#### Record extracts

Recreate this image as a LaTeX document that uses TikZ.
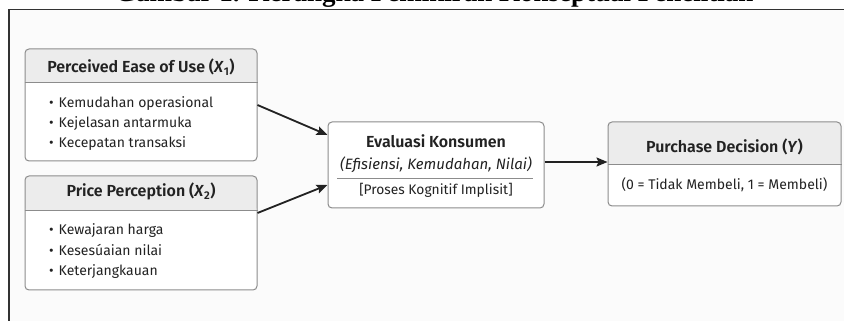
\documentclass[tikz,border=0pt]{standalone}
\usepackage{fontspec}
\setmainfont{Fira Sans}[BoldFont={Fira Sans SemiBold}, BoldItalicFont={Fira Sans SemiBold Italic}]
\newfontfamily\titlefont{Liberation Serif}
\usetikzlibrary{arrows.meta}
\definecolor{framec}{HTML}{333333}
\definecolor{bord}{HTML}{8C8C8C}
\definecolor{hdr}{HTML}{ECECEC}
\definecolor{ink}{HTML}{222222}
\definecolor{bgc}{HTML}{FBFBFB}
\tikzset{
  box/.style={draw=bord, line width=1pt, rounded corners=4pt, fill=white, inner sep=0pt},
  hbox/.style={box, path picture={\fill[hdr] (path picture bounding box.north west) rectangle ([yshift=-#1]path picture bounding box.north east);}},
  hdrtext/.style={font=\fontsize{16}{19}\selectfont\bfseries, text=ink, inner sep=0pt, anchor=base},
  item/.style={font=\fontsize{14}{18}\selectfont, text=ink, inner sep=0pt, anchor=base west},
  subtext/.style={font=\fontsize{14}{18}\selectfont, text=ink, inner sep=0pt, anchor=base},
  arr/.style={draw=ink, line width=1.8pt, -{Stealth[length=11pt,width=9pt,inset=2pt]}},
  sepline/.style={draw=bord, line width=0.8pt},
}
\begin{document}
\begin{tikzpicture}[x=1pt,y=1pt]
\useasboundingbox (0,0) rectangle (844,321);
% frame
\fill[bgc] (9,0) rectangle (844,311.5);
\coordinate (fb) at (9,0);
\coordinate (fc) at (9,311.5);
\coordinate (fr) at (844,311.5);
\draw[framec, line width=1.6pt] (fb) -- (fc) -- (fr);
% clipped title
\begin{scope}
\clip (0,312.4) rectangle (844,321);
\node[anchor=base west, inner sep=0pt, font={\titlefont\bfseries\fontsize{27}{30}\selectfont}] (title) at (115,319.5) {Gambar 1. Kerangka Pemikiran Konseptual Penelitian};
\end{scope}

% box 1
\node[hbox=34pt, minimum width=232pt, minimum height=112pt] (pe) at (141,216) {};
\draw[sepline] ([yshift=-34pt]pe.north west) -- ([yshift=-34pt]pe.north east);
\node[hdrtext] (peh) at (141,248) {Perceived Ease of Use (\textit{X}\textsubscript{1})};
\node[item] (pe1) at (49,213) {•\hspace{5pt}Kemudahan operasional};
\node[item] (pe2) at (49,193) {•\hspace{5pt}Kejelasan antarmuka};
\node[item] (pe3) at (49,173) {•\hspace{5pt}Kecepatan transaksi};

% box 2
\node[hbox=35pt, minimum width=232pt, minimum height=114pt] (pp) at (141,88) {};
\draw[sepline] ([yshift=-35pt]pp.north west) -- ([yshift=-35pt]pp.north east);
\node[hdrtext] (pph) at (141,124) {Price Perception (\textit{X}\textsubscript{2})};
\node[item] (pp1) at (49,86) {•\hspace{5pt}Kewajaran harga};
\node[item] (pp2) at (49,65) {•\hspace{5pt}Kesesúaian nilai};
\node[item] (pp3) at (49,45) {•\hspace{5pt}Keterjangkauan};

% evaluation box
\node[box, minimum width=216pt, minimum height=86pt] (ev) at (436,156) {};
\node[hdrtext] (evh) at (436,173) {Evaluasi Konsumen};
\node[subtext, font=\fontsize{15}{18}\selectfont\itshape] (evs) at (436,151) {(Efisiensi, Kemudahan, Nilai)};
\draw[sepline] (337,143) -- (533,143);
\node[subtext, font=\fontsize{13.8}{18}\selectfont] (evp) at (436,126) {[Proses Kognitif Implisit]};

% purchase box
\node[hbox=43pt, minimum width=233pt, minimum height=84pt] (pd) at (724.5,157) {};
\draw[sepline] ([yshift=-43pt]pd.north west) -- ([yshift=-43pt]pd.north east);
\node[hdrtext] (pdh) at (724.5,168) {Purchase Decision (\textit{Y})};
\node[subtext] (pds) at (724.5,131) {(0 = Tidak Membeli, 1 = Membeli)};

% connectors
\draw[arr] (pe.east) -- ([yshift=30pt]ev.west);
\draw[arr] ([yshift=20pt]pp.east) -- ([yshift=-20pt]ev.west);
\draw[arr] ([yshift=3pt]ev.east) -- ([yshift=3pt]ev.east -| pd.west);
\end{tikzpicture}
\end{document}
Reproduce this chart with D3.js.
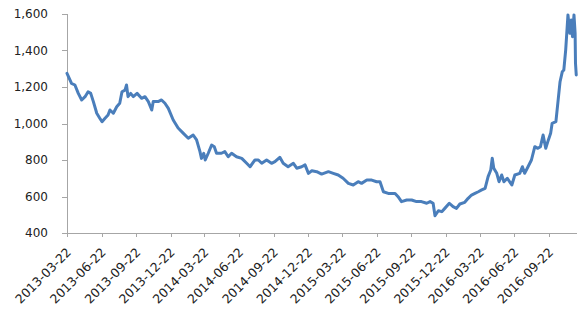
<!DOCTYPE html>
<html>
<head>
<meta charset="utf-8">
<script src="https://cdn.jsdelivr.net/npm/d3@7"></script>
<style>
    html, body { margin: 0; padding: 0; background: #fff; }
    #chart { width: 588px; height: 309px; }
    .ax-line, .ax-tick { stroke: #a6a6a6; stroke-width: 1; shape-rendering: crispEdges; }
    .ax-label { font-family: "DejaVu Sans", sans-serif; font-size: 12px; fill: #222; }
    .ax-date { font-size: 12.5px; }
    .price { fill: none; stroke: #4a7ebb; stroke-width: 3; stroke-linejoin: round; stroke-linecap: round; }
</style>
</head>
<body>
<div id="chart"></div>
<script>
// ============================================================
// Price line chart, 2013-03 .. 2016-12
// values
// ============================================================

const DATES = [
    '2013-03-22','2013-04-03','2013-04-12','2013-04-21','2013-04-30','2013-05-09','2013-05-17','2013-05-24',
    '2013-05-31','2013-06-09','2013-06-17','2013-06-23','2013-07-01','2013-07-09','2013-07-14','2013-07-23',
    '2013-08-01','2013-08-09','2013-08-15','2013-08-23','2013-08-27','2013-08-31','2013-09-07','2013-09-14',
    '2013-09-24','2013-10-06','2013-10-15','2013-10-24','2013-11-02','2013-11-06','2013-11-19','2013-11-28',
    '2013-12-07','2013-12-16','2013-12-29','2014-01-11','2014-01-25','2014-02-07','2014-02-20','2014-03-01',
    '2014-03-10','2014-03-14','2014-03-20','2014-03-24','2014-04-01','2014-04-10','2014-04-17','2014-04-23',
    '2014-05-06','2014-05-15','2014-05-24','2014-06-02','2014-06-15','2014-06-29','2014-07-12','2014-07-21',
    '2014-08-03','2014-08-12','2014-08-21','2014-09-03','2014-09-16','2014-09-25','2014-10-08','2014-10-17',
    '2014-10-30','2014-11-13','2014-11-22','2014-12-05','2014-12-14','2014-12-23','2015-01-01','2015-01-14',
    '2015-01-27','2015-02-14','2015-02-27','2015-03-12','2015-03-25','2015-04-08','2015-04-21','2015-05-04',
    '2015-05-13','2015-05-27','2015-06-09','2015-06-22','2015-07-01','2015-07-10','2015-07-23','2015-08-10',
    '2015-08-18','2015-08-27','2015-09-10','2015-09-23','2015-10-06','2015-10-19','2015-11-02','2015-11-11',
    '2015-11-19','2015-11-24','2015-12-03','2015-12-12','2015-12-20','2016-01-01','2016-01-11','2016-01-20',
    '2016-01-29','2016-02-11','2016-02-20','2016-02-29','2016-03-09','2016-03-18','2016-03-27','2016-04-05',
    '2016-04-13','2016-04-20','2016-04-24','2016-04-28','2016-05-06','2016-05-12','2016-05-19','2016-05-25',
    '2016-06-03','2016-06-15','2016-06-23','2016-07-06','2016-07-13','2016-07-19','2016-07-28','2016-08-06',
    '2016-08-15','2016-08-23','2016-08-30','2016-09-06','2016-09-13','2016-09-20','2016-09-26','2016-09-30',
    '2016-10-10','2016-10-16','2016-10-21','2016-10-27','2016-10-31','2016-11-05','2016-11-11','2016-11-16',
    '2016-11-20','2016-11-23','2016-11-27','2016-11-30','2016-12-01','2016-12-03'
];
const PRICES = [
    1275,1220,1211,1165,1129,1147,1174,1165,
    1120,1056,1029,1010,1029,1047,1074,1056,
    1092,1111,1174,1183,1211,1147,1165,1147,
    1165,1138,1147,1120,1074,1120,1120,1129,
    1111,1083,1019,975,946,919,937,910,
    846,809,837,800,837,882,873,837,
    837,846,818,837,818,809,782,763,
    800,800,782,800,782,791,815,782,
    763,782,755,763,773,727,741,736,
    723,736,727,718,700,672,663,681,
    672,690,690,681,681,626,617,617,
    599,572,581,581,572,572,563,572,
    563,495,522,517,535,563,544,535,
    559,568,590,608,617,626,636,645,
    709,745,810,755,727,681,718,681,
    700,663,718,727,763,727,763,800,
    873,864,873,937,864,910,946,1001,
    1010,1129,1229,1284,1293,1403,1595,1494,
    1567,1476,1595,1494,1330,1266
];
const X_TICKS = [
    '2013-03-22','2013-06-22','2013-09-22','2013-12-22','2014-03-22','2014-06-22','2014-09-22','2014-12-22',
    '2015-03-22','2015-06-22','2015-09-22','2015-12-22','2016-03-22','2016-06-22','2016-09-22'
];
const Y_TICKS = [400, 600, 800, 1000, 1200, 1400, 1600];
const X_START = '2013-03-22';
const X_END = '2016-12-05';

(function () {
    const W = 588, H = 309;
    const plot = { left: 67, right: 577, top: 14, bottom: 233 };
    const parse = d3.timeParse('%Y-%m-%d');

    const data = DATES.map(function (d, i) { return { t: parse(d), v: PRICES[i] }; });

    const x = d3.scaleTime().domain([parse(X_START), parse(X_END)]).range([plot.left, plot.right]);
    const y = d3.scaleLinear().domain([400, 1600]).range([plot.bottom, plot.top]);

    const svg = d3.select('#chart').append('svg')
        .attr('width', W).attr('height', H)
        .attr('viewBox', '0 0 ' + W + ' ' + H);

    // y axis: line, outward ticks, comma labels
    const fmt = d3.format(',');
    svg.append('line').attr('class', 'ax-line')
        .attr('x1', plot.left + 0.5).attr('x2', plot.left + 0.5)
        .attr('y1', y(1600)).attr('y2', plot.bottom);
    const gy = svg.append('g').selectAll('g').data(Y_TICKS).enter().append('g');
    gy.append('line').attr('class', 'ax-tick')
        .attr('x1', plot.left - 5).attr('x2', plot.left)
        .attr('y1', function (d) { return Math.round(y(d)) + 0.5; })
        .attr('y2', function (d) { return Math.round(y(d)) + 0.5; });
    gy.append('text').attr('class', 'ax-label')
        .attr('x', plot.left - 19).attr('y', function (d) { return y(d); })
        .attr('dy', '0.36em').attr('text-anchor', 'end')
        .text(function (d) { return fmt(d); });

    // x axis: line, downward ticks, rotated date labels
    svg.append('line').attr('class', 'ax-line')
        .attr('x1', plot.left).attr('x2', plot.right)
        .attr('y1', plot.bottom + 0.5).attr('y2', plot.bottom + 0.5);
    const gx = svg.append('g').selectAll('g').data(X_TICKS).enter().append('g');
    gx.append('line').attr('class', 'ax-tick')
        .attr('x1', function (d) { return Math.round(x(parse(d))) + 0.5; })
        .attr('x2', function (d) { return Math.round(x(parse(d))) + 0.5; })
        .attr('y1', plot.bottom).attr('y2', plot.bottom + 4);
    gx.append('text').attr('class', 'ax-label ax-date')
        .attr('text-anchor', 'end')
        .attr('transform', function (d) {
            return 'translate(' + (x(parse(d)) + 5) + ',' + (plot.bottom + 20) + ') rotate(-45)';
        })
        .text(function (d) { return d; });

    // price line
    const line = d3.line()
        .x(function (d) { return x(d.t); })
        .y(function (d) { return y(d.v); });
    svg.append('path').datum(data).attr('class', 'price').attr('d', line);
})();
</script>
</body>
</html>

########

• Goal:
Copy out each line in the preceding records that contains "chart".

• Task answer:
Reproduce this chart with D3.js.
    #chart { width: 588px; height: 309px; }
<div id="chart"></div>
// Price line chart, 2013-03 .. 2016-12
    const svg = d3.select('#chart').append('svg')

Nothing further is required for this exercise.